Duw de hendel 1 naar beneden en zet het stuur in de gewenste stand, til vervolgens de hendel op om het stuur te vergrendelen.
Controleer of het stuurwiel goed is vergrendeld.
warning
Voer deze aanpassingen uitsluitend uit als de auto stilstaat.
Stuurbekrachtiging
Rijd nooit met een accu die niet genoeg geladen is.
Bijzonderheid
Bij een accustoring (losgekoppelde of lege accu enzovoort) moet, afhankelijk van de auto, de stuurbekrachtiging worden gereset. Dat doet u zo:
- zet de auto stil en op een vlakke ondergrond;
- start de moto met alleen de bestuurder in de auto: het waarschuwingslampje
en/of, afhankelijk van de auto, het bericht "Draai het stuur max R naar L" verschijnt op het instrumentenpaneel; - draai het stuur volledig naar links en vervolgens naar rechts en oefen kracht uit wanneer het bij de stop aankomt. Zet de motor af en wacht ongeveer een minuut. Wanneer de motor de volgende keer start, wordt het controlelampje en/of, afhankelijk van de auto, de melding uitgeschakeld.
tip
Laat het stuurwiel niet in een uiterste stand gedraaid staan als de auto stil staat.

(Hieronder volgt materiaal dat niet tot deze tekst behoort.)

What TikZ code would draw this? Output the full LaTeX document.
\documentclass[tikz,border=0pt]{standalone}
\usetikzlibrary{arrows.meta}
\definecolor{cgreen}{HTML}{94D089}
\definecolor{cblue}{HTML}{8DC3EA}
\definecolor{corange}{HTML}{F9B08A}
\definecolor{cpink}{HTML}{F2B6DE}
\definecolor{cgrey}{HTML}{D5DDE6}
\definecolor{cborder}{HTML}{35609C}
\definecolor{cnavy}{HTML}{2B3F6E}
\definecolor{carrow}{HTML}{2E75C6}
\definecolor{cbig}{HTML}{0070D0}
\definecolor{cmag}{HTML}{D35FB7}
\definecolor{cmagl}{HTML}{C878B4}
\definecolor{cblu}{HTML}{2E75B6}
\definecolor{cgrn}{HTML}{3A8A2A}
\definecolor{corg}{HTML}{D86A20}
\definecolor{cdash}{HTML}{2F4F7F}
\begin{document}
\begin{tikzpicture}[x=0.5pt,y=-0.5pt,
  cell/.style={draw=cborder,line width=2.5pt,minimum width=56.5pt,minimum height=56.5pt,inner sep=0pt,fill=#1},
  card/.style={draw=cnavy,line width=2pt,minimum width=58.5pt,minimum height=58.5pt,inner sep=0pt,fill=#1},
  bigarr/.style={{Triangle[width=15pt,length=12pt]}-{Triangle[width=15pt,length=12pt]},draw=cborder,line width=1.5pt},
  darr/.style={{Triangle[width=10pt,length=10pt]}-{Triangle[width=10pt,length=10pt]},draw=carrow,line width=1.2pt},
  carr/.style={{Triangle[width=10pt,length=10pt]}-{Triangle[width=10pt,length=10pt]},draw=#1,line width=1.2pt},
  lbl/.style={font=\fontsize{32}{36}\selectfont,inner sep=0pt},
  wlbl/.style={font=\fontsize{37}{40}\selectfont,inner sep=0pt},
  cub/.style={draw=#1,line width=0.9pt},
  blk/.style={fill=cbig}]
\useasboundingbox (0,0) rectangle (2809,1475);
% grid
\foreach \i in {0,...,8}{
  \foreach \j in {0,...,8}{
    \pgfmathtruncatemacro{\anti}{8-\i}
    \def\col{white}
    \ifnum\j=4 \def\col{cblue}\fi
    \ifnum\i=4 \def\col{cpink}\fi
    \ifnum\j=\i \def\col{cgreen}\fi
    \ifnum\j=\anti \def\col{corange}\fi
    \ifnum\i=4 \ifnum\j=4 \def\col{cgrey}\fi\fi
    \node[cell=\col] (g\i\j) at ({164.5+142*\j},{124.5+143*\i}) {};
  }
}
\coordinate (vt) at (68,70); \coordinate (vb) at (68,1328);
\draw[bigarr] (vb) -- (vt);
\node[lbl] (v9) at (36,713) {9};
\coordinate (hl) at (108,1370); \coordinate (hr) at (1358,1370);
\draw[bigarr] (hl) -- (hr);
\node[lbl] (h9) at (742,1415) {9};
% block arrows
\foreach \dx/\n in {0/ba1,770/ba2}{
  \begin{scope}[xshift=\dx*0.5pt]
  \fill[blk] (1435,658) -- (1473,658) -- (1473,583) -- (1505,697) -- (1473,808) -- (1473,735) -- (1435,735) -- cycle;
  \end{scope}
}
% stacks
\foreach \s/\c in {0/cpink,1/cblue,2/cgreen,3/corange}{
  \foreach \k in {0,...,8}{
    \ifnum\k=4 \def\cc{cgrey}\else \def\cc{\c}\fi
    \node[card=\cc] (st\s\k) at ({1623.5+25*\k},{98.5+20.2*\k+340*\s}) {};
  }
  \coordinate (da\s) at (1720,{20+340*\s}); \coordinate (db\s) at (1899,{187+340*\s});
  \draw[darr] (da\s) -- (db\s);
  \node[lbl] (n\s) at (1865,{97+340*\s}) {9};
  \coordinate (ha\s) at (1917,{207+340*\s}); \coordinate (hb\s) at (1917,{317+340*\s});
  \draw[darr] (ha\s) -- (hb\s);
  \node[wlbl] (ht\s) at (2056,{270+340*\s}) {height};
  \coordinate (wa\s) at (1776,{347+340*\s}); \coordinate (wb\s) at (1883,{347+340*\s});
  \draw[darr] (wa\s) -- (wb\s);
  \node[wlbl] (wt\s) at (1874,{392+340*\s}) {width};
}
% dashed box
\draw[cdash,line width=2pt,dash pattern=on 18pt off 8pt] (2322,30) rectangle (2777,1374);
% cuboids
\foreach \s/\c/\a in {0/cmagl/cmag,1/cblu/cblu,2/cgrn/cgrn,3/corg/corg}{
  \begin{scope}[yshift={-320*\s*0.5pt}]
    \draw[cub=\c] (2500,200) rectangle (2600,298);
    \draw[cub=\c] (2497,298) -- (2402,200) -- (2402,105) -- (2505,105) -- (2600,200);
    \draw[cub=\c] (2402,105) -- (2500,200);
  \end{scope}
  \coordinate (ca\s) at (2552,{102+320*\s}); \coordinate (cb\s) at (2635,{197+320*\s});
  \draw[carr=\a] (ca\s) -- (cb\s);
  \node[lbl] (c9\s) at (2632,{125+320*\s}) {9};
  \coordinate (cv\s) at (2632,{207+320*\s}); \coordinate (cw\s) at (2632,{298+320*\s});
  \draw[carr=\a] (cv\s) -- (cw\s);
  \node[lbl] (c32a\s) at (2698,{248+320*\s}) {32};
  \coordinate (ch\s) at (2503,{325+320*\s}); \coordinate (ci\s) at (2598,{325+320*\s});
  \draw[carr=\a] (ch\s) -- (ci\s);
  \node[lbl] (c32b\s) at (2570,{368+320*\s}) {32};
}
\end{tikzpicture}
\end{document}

Bijzonder kenmerk van de Stop and Start
(afhankelijk van de auto)
Wanneer de motor op stand-by wordt gezet, werkt de stuurbekrachtiging niet. De stuurbekrachtiging wordt opnieuw ingeschakeld wanneer de motor opnieuw wordt gestart of de snelheid meer dan ongeveer 1 km/u bedraagt (afdaling, helling enz.).
tip
Bij stilstaande motor of bij een storing in het systeem blijft het mogelijk het stuurwiel te draaien. Er moet meer kracht gezet worden.
warning
Zet nooit de motor af tijdens het rijden: bij uitgeschakelde motor is er geen bekrachtiging.